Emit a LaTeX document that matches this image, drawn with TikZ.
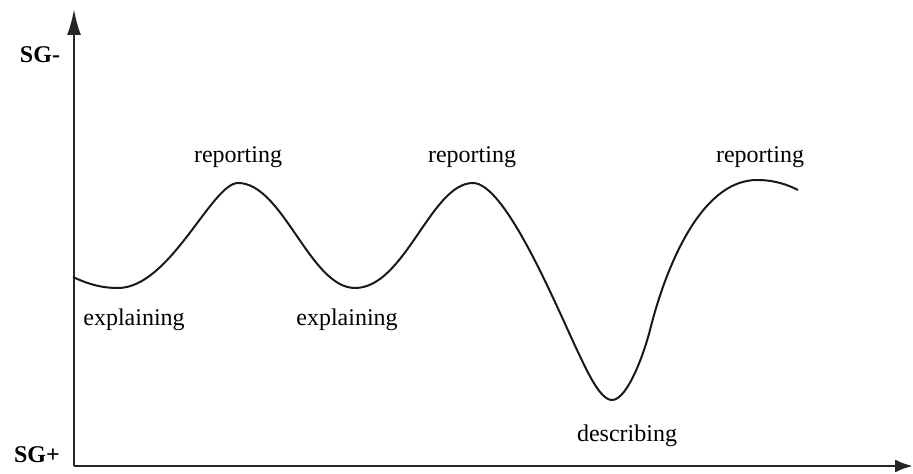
* * *
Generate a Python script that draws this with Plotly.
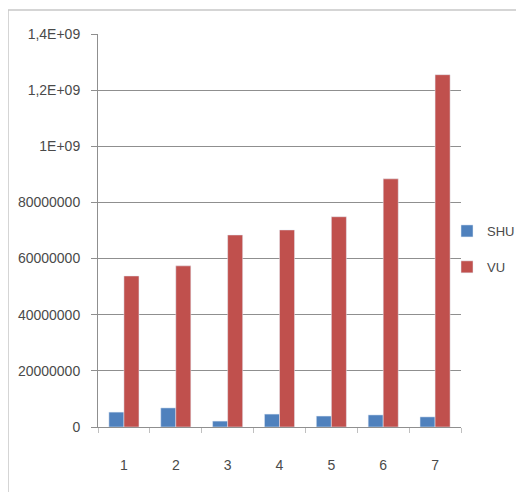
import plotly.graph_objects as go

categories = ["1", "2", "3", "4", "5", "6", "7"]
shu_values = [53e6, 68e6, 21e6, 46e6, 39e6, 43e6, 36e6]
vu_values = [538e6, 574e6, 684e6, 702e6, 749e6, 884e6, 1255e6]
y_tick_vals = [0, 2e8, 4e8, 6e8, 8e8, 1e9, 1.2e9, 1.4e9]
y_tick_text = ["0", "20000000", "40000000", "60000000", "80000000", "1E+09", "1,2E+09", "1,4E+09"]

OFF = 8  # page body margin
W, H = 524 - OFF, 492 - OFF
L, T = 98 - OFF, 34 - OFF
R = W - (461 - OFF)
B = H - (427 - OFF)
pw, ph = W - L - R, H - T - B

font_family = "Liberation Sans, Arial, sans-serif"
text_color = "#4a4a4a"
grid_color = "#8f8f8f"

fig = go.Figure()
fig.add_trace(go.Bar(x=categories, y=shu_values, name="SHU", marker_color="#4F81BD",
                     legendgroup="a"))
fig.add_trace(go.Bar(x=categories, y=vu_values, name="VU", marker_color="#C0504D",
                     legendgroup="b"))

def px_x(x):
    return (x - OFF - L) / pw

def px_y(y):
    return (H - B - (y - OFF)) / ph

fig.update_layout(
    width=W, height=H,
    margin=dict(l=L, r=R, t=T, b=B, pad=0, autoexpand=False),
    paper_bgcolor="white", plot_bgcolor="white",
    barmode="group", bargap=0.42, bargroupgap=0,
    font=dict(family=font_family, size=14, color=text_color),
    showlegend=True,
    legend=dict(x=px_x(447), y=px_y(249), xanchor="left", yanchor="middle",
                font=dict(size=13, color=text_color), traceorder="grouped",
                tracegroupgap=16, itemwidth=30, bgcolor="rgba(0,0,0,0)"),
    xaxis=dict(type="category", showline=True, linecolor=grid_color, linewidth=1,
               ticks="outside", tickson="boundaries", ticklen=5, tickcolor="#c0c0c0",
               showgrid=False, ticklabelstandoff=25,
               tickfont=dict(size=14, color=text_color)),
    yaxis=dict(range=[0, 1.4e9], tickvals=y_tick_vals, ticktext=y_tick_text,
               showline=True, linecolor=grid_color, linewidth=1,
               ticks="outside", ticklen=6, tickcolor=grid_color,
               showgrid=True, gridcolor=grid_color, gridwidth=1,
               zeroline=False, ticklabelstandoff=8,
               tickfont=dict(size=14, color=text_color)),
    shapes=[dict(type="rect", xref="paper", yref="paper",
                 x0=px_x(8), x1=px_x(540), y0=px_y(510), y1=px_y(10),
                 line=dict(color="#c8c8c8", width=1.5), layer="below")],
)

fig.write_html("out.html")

**Description of the task**
Search the material above for "that". Pull out each line where it shows up.

**Complete answer**
Emit a LaTeX document that matches this image, drawn with TikZ.
Generate a Python script that draws this with Plotly.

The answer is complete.